On the subject of the KDT, Eureka – the world’s largest public network for international cooperation in R&D and innovation – is gearing up to this new future and intends to remain a strong partner. Representing them on behalf of the Austrian chairmanship, Ulrich Schuh’s keynote speech was titled ‘Partnerships beyond a European horizon – systems and components’. In these times of transition, he emphasised the value of partnerships between diverse players on an equal footing with the aim of achieving common goals – particularly the strong role played by SMEs and the need for them to have access to the funding instruments that can enable them to continue their vital work. Eureka has set a marker in plans to invest a billion euros over the next few years in its Eurostars and Globalstars and is hoping that this figure can be matched by industry and a third of that figure by the European Commission. Optimism exists that the financial commitments will be positive and provide a solid basis on which to build.

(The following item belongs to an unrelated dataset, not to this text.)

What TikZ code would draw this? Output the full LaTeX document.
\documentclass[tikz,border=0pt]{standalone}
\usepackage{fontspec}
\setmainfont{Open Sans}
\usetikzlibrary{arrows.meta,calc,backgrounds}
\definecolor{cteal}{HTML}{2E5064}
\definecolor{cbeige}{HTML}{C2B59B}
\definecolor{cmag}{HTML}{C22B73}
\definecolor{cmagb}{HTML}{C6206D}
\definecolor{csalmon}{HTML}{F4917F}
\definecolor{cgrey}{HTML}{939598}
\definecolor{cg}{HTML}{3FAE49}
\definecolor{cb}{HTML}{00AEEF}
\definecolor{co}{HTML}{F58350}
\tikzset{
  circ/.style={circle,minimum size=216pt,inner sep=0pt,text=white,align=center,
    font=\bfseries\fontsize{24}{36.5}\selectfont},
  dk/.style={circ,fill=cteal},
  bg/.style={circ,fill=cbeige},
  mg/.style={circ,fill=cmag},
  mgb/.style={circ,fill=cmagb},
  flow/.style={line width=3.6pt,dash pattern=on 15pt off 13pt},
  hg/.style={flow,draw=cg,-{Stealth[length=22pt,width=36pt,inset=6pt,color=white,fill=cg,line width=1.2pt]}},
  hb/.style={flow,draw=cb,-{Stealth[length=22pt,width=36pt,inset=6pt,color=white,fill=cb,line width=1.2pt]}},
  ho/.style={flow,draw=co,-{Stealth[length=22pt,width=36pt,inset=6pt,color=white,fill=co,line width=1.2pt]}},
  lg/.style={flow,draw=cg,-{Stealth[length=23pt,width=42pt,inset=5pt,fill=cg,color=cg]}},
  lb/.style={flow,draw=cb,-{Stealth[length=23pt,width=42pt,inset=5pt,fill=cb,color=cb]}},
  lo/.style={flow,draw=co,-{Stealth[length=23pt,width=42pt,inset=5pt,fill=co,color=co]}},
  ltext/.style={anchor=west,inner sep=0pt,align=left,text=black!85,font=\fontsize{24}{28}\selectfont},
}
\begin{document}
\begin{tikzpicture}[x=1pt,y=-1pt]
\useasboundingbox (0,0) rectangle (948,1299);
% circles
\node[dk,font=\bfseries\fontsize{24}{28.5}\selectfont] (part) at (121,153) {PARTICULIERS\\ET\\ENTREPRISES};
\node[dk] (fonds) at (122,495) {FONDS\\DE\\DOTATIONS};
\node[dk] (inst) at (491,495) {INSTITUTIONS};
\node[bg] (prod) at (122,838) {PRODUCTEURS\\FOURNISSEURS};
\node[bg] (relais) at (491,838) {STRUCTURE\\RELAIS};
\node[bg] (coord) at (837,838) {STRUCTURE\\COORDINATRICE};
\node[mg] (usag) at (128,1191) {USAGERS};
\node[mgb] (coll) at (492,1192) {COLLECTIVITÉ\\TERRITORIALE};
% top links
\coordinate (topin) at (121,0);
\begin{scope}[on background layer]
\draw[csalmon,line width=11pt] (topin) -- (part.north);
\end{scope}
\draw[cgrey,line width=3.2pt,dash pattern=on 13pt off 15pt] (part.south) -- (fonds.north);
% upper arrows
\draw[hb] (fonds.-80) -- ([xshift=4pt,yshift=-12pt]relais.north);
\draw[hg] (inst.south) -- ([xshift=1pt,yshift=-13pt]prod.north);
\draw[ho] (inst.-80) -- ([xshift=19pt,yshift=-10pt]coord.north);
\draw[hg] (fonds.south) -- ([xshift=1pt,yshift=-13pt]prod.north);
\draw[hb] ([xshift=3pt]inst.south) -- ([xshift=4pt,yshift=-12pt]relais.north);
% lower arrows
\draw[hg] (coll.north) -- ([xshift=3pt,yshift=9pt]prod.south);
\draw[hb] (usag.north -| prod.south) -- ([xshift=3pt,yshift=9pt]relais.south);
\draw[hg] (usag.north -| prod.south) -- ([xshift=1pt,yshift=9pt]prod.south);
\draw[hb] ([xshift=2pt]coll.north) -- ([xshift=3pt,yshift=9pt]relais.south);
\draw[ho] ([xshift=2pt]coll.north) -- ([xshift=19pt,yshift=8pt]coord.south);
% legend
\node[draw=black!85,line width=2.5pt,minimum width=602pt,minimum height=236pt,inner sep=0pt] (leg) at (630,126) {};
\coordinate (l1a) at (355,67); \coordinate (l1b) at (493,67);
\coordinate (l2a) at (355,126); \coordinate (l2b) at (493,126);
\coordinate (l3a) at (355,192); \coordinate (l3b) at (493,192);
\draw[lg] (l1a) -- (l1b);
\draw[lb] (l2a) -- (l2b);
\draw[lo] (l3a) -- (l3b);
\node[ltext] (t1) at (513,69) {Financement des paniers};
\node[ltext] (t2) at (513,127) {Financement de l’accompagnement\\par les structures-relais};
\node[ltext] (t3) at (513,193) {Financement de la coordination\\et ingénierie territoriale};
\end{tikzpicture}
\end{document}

Austria is now overseeing a ‘New Eureka’ which is governed by three central elements: decentralised management, variable geometry and a bottom-up principle. While this differs fundamentally from an approach which is primarily based on specific research topics within a top-down framework, these differences can be mutually beneficial. “What we see,” Schuh explained, “is that the European Commission and Eureka approaches are really quite complementary. Together, we are building an ecosystem that is crucial for European competitiveness. The New Eureka cluster programme will establish highly coordinated cooperation among all existing cluster communities and will also be open to new communities entering the Eureka cluster programme. A common multi-year work programme will be developed [along with] synchronised thematic cores, bottom up and top down, in close collaboration with public authorities and industry. Our pilot synchronised Joint Call on AI was a big success.” In concluding, Schuh underlined the very positive relationship that Eureka has had with ECSEL and looked forward to building on that fruitful relationship to solve the challenges to come.